Mao and Robock (1995) Mao, Jianping and Alan Robock, 1995: Report of AMIP Diagnostic Subproject 19, Part 2: The surface air temperature record in the AMIP simulations and the influence of El Chichón. Proceedings of the First International AMIP Scientific Conference, WCRP-92, WMO/TD-No. 732, W. L. Gates, Ed., (World Climate Research Programme, Geneva), 471-476.

ABSTRACT:

We have examined the AMIP model output to investigate the impact of the April 1982 El Chichón volcanic eruption on surface air temperature. First we compared the temperature fields of the 28 available models to each other and found that 3 had serious errors. By comparing the average of the 25 remaining models to the surface temperature observations, we found that the model-average temperatures over the oceans are too cold for the first 3 years, a consequence of the sea surface temperature (SST) specification at high latitudes of climatology rather than observations.
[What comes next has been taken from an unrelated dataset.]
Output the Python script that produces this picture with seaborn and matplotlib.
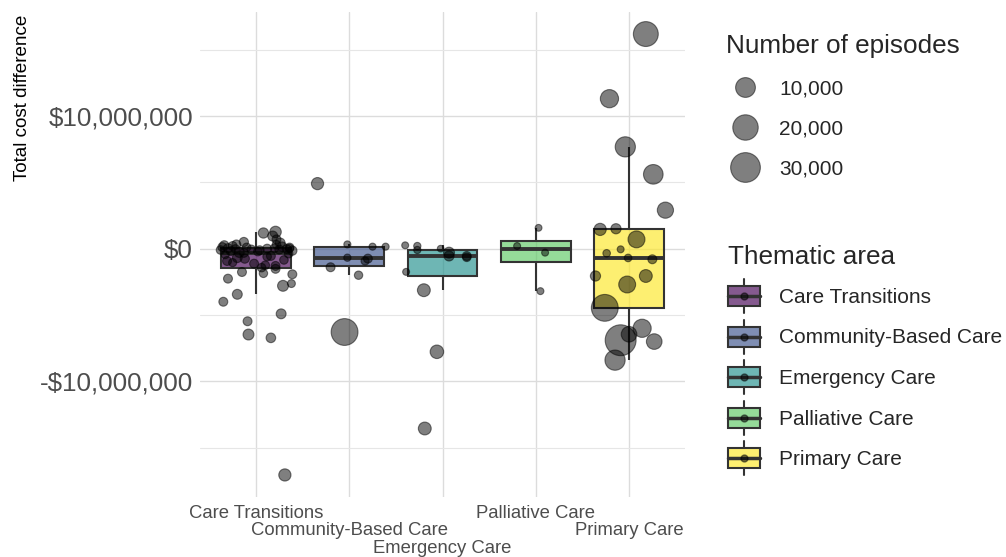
import numpy as np
import pandas as pd
import matplotlib.pyplot as plt
import matplotlib.colors as mcolors
import seaborn as sns
from matplotlib.legend_handler import HandlerBase
from matplotlib.patches import Rectangle, Patch
from matplotlib.lines import Line2D
from matplotlib.ticker import FuncFormatter, MultipleLocator

sns.set_style('white')
plt.rcParams['font.family'] = ['Liberation Sans', 'DejaVu Sans']

areas = ['Care Transitions', 'Community-Based Care', 'Emergency Care',
         'Palliative Care', 'Primary Care']
area_colors = ['#440154', '#3B528B', '#21908C', '#5DC863', '#FDE725']

# --- data: cost difference ($M), jitter (category units), episodes
ct_cost = [-17.05, -6.72, -6.47, -5.47, -4.91, -4.0, -3.44, -2.8, -2.63, -2.26,
           -1.93, -1.86, -1.76, -1.52, -1.43, -1.3, -1.25, -1.13, -1.05, -0.93,
           -0.85, -0.75, -0.68, -0.6, -0.55, -0.45, -0.38, -0.32, -0.28, -0.22,
           -0.18, -0.15, -0.12, -0.1, -0.07, -0.05, -0.03, -0.02, 0.0, 0.02,
           0.03, 0.04, 0.08, 0.1, 0.12, 0.15, 0.2, 0.25, 0.3, 0.32,
           0.43, 0.5, 0.7, 0.95, 1.18, 1.26]
ct_jitter = [0.31, 0.16, -0.08, -0.09, 0.27, -0.35, -0.20, 0.29, 0.38, -0.30,
             0.39, 0.08, -0.15, 0.21, 0.06, 0.21, 0.10, -0.02, -0.25, -0.31,
             0.30, -0.12, -0.20, 0.12, 0.16, -0.33, 0.35, -0.13, -0.18, 0.02,
             -0.27, 0.39, 0.04, -0.38, 0.25, -0.05, 0.33, -0.22, 0.12, 0.36,
             -0.30, 0.20, 0.36, -0.10, -0.36, 0.28, -0.25, -0.34, 0.22, -0.21,
             0.26, -0.13, 0.22, 0.18, 0.08, 0.21]
ct_episodes = [1950, 620, 1200, 400, 740, 400, 740, 1200, 160, 400,
               400, 260, 400, 400, 300, 400, 300, 400, 200, 400,
               300, 500, 700, 300, 400, 200, 300, 400, 800, 300,
               400, 500, 400, 300, 400, 300, 400, 300, 400, 200,
               500, 300, 400, 300, 400, 600, 400, 500, 300, 400,
               700, 500, 400, 800, 900, 1500]

cb_cost = [4.9, 0.32, 0.15, 0.15, -0.68, -0.75, -0.93, -1.4, -2.0, -6.28]
cb_jitter = [-0.34, -0.02, 0.25, 0.39, -0.02, 0.20, 0.17, -0.20, 0.10, -0.05]
cb_episodes = [1950, 40, 40, 40, 60, 400, 200, 400, 250, 23000]

em_cost = [0.25, 0.2, -0.1, 0.0, -0.3, -0.55, -0.55, -0.65, -1.75, -3.13, -7.77, -13.55]
em_jitter = [-0.40, -0.27, -0.27, -0.02, 0.07, 0.07, 0.26, 0.26, -0.39, -0.20, -0.06, -0.19]
em_episodes = [30, 60, 60, 10, 1200, 800, 400, 300, 30, 2400, 2900, 2400]

pa_cost = [1.57, 0.2, -0.3, -3.2]
pa_jitter = [0.03, -0.20, 0.10, 0.05]
pa_episodes = [20, 30, 30, 30]

pc_cost = [16.17, 11.3, 7.67, 5.6, 2.9, 1.5, 1.45, 0.7, -0.05, -0.35, -0.7,
           -0.8, -2.06, -2.06, -2.7, -4.46, -6.0, -6.45, -6.9, -7.0, -8.4]
pc_jitter = [0.18, -0.21, -0.04, 0.26, 0.39, -0.14, -0.31, 0.08, -0.09, -0.24, -0.01,
             0.25, -0.36, 0.18, -0.02, -0.26, 0.14, 0.00, -0.09, 0.27, -0.15]
pc_episodes = [18900, 7800, 10600, 9700, 5400, 870, 1950, 6200, 30, 100, 100,
               400, 870, 2400, 6200, 23000, 7800, 4800, 33000, 4800, 10600]

size_breaks = [10000, 20000, 30000]

costs = [ct_cost, cb_cost, em_cost, pa_cost, pc_cost]
jitters = [ct_jitter, cb_jitter, em_jitter, pa_jitter, pc_jitter]
episodes = [ct_episodes, cb_episodes, em_episodes, pa_episodes, pc_episodes]

frames = []
for i, (name, c, j, e) in enumerate(zip(areas, costs, jitters, episodes)):
    frames.append(pd.DataFrame({'area': name, 'pos': i,
                                'cost': np.array(c) * 1e6,
                                'x': i + np.array(j),
                                'episodes': e}))
df = pd.concat(frames, ignore_index=True)


def marker_area(n):
    # ggplot-like size scale: diameter grows with sqrt(episodes)
    d_px = 7.3 + 4.3 * np.sqrt(np.asarray(n, dtype=float) / 1000)
    return (d_px * 0.72 - 0.8) ** 2


BOX_ALPHA = 0.65
EDGE = '#333333'
PT_COLOR = (0, 0, 0, 0.5)

fig = plt.figure(figsize=(10.06, 5.57), dpi=100)
ax = fig.add_axes([200 / 1006, 1 - 497 / 557, 485 / 1006, 485 / 557])

sns.boxplot(data=df, x='pos', y='cost', hue='area', hue_order=areas,
            palette=dict(zip(areas, area_colors)), saturation=1,
            native_scale=True, dodge=False, width=0.75, whis=1.5,
            showfliers=False, showcaps=False, linecolor=EDGE, linewidth=1.5,
            medianprops={'linewidth': 2.8}, legend=False, ax=ax)
for p in ax.patches:
    p.set_facecolor(mcolors.to_rgba(p.get_facecolor(), BOX_ALPHA))

sns.scatterplot(data=df, x='x', y='cost', s=marker_area(df['episodes']),
                color='black', alpha=0.5, edgecolor='black', linewidth=0.8,
                legend=False, ax=ax, zorder=3)

# axes styling (theme_minimal look)
lo, hi = df['cost'].min(), df['cost'].max()
pad = 0.05 * (hi - lo)
ax.set_ylim(lo - pad, hi + pad)
ax.set_xlim(-0.6, len(areas) - 0.4)
ax.yaxis.set_major_locator(MultipleLocator(10e6))
ax.yaxis.set_minor_locator(MultipleLocator(5e6))
ax.yaxis.set_major_formatter(FuncFormatter(
    lambda v, _: f"-${abs(v):,.0f}" if v < 0 else f"${v:,.0f}"))
ax.set_xticks(range(len(areas)))
ax.set_xticklabels(areas)
ax.grid(which='major', color='#dcdcdc', linewidth=1.0)
ax.grid(which='minor', axis='y', color='#e6e6e6', linewidth=0.8)
ax.set_axisbelow(True)
for s in ax.spines.values():
    s.set_visible(False)
ax.tick_params(axis='both', which='both', length=0)
ax.tick_params(axis='y', labelsize=18.7, labelcolor='#4d4d4d', pad=5)
ax.tick_params(axis='x', labelsize=13.3, labelcolor='#4d4d4d')
for i, t in enumerate(ax.xaxis.get_major_ticks()):
    t.set_pad(5.5 + 12.7 * (i % 3))
ax.set_xlabel('')
ax.set_ylabel('Total cost difference', fontsize=13.6, color='black', loc='top')
ax.yaxis.set_label_coords(-0.349, 0.994)

# legend: point size
size_handles = [Line2D([], [], ls='', marker='o', markersize=np.sqrt(marker_area(n)),
                       markerfacecolor=PT_COLOR, markeredgecolor=PT_COLOR,
                       markeredgewidth=0.8) for n in size_breaks]
leg1 = fig.legend(size_handles, [f'{n:,}' for n in size_breaks],
                  title='Number of episodes', loc='upper left',
                  bbox_to_anchor=(726 / 1006, 1 - 34 / 557), frameon=False,
                  fontsize=15, title_fontsize=18.8, alignment='left',
                  handlelength=1.8, handletextpad=0.75, labelspacing=1.02,
                  borderpad=0, borderaxespad=0)


class BoxKey(HandlerBase):
    def create_artists(self, legend, orig_handle, xdescent, ydescent,
                       width, height, fontsize, trans):
        x0, y0 = -xdescent, -ydescent
        cx, cy = x0 + width / 2, y0 + height / 2
        bh, wl = 14.4, 5.0
        fc = mcolors.to_rgba(orig_handle.get_facecolor(), BOX_ALPHA)
        rect = Rectangle((x0, cy - bh / 2), width, bh, facecolor=fc,
                         edgecolor=EDGE, linewidth=1.5, transform=trans)
        up = Line2D([cx, cx], [cy + bh / 2, cy + bh / 2 + wl], color=EDGE,
                    linewidth=1.5, transform=trans)
        down = Line2D([cx, cx], [cy - bh / 2, cy - bh / 2 - wl], color=EDGE,
                      linewidth=1.5, transform=trans)
        med = Line2D([x0, x0 + width], [cy, cy], color=EDGE, linewidth=2.5,
                     transform=trans)
        dot = Line2D([cx], [cy], ls='', marker='o', markersize=5,
                     markerfacecolor=PT_COLOR, markeredgecolor=PT_COLOR,
                     transform=trans)
        return [rect, up, down, med, dot]


area_handles = [Patch(facecolor=c) for c in area_colors]
leg2 = fig.legend(area_handles, areas, title='Thematic area', loc='upper left',
                  bbox_to_anchor=(728 / 1006, 1 - 245 / 557), frameon=False,
                  fontsize=15, title_fontsize=18.8, alignment='left',
                  handlelength=1.54, handleheight=1.6, handletextpad=0.91,
                  labelspacing=0.66, borderpad=0, borderaxespad=0,
                  handler_map={Patch: BoxKey()})

plt.savefig('out.png', dpi=100)
plt.close()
Even though the SST fields are specified from observations in the AMIP experiment, and SSTs were influenced by the El Chichón aerosols, there is a lag for the oceans to respond. The model- average temperatures over land are higher than observations during 1982, a signal of the cooling due to El Chichón, and this difference lasts for almost a year. The Northern Hemisphere winters over land exhibit large differences between the model average and the observations. In particular, 1980-81 was much warmer than the models, and 1981-82 and 1984-85 were much colder, suggesting that part of this winter variability is chaotic and produced by internal atmospheric dynamics-not forced by global SST patterns. The winters of 1982-82 and 1986-87, however, show warming patterns over northwestern North America due to the El Niños those years, and these patterns are simulated by most of the models. By choosing the models with the best El Niño simulation, and comparing their simulations to the observations, we delineate a clear winter warming pattern over North America and Eurasia in the winter of 1982-83 which agrees with previous observational, theoretical, and climate model simulations of a pattern forced by the volcanic eruption as distinct from El Niño.